A Cáceres nada lo abate ni arredra. Multiplica las horas del día con su incomparable actividad. Adiestra campesinos y los convierte en soldados, se agencia dinero, armas, municiones, informes y toda gama de vituallas. Traza planes de operaciones futuras, inspecciona rutas, vigila los movimientos del depredador enemigo, recibe comisiones de todo el país, escribe cartas que ganan voluntades a la causa de la resistencia, misivas que casi siempre lograban derrumbar egoísmos y desconfianzas en favor del Perú. Para sus soldados, hombres humildes de los Andes, Cáceres no era solo jefe, sino también padre, amigo y confidente con el que podían hablar, al amor de las hogueras, en lengua quechua que el gallardo coronel ayacuchano conocía desde siempre.

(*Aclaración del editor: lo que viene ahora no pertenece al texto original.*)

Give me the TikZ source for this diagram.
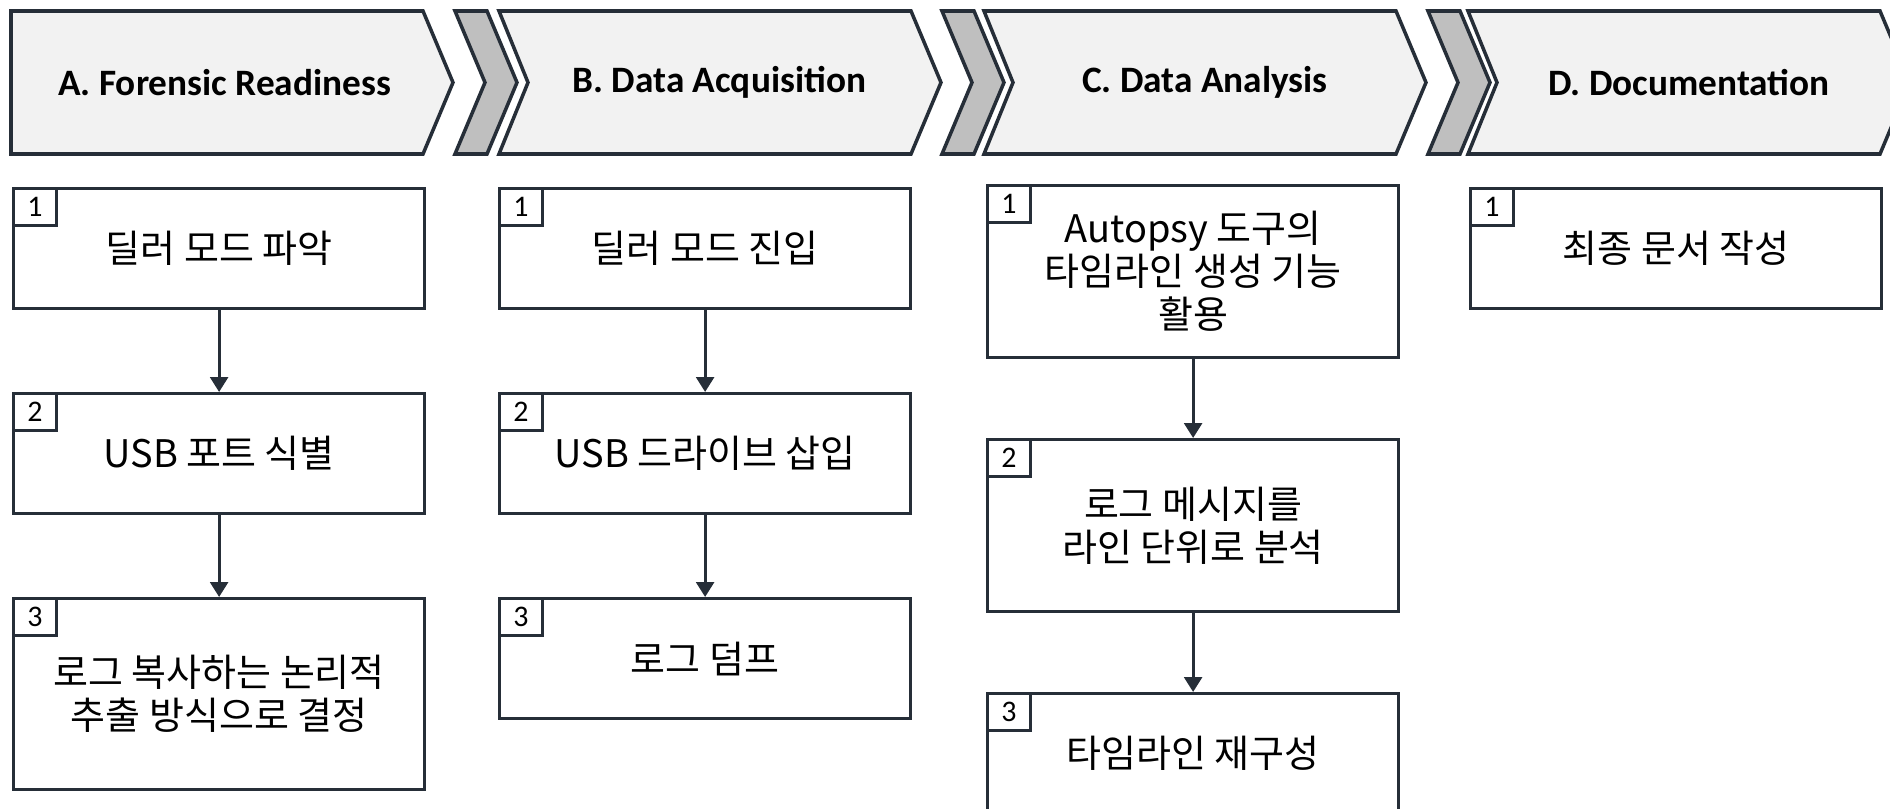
\documentclass[tikz,border=0pt]{standalone}
\usepackage{fontspec}
\setmainfont{Carlito}
\newfontfamily\kr{Noto Sans CJK KR}
\usetikzlibrary{arrows.meta}
\definecolor{ink}{RGB}{38,46,56}
\definecolor{paper}{RGB}{242,242,242}
\definecolor{link}{RGB}{191,191,191}
\def\stage[#1](#2:#3){\draw[#1] (#2,11) -- (#2+412,11) -- (#2+442,82.5) -- (#2+412,154) -- (#2,154) -- (#2+#3,82.5) -- cycle;}
\def\joint(#1){\draw[line width=1pt, draw=ink, fill=link] (#1,11) -- (#1+32,11) -- (#1+62,82.5) -- (#1+32,154) -- (#1,154) -- (#1+30,82.5) -- cycle;}

\begin{document}
\begin{tikzpicture}[x=0.01cm, y=-0.01cm,
		stepbox/.style={draw=ink, line width=0.85pt, anchor=north west, minimum width=4.11cm, align=center, inner sep=0pt, font=\kr\fontsize{10.8}{12.2}\selectfont},
		tag/.style={draw=ink, line width=0.85pt, anchor=north west, minimum width=0.43cm, minimum height=0.37cm, inner sep=0pt, font=\fontsize{8.5}{10}\selectfont},
		title/.style={font=\bfseries\fontsize{10.6}{13}\selectfont},
		flow/.style={draw=ink, line width=0.9pt, -{Triangle[width=5pt,length=4.2pt]}}]
		%%%%% START %%%%%
		
		\useasboundingbox (0,0) rectangle (1890,809);
		\clip (0,0) rectangle (1890,809);
		
		\stage[line width=1pt, draw=ink, fill=paper](11:0);
		\joint(455);
		\stage[line width=1pt, draw=ink, fill=paper](499:29);
		\joint(942);
		\stage[line width=1pt, draw=ink, fill=paper](984:29);
		\joint(1428);
		\stage[line width=1pt, draw=ink, fill=paper](1468:29);
		
		\node[title] (ha) at (224.5,82.5) {A. Forensic Readiness};
		\node[title] (hb) at (719.3,82.5) {B. Data Acquisition};
		\node[title] (hc) at (1204.8,82.5) {C. Data Analysis};
		\node[title] (hd) at (1688.8,82.5) {D. Documentation};
		
		\node[stepbox, minimum height=1.2cm] (a1) at (12,187) {딜러 모드 파악};
		\node[stepbox, minimum height=1.2cm] (a2) at (12,392) {USB 포트 식별};
		\node[stepbox, minimum height=1.91cm] (a3) at (12,597) {로그 복사하는 논리적\\추출 방식으로 결정};
		\node[tag] (a1n) at (a1.north west) {1};
		\node[tag] (a2n) at (a2.north west) {2};
		\node[tag] (a3n) at (a3.north west) {3};
		\draw[flow] (a1) -- (a2);
		\draw[flow] (a2) -- (a3);
		
		\node[stepbox, minimum height=1.2cm] (b1) at (498,187) {딜러 모드 진입};
		\node[stepbox, minimum height=1.2cm] (b2) at (498,392) {USB 드라이브 삽입};
		\node[stepbox, minimum height=1.2cm] (b3) at (498,597) {로그 덤프};
		\node[tag] (b1n) at (b1.north west) {1};
		\node[tag] (b2n) at (b2.north west) {2};
		\node[tag] (b3n) at (b3.north west) {3};
		\draw[flow] (b1) -- (b2);
		\draw[flow] (b2) -- (b3);
		
		\node[stepbox, minimum height=1.72cm] (c1) at (986,184) {Autopsy 도구의\\타임라인 생성 기능\\활용};
		\node[stepbox, minimum height=1.72cm] (c2) at (986,438) {로그 메시지를\\라인 단위로 분석};
		\node[stepbox, minimum height=1.2cm] (c3) at (986,692) {타임라인 재구성};
		\node[tag] (c1n) at (c1.north west) {1};
		\node[tag] (c2n) at (c2.north west) {2};
		\node[tag] (c3n) at (c3.north west) {3};
		\draw[flow] (c1) -- (c2);
		\draw[flow] (c2) -- (c3);
		
		\node[stepbox, minimum height=1.2cm] (d1) at (1469,187) {최종 문서 작성};
		\node[tag] (d1n) at (d1.north west) {1};
		
		%%%%% END %%%%%
	\end{tikzpicture}
\end{document}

Hasta el invasor termina por rendirse ante sus virtudes personales y castrenses. La Revista Militar de Chile, de 1886, dice del héroe de la Breña: “Cáceres ha demostrado una vez más no solo su inquebrantable energía de carácter, sino también una pericia militar poco común. No es, pues, un enemigo vulgar y poco temible, como se le ha juzgado hasta aquí”. Añade el anónimo autor del texto: “El frío glacial de las cordilleras o el calor tropical de las pampas, la carencia de agua y de víveres, la escasez de municiones y de medios de transporte, los numerosos descalabros que sus tropas han sufrido, nada ha sido bastante a doblegar su voluntad de acero, ni a rendir sus fuerzas y energías físicas”.
Don Jorge Basadre dijo que a Cáceres solo le faltó una cosa para su consagración que hubiese sido apoteósica: morir en Huamachuco. “Al ser salvada su vida –añade el gran historiador de la República– hubo en ella una trasmutación: El guerrero se volvió un caudillo. No fue él a la política, sino ella lo buscó en su tienda de campaña”. El militar, el adalid de los esforzados breñeros, es figura nacional indiscutible que está por encima de los juicios de valor que alcanzan siempre a los políticos, papel que Cáceres desempeñó en otra etapa de su vida. Junto a Miguel Grau y Francisco Bolognesi, Andrés A. Cáceres completa la inmortal trilogía de los héroes castrenses más destacados en la Guerra con Chile.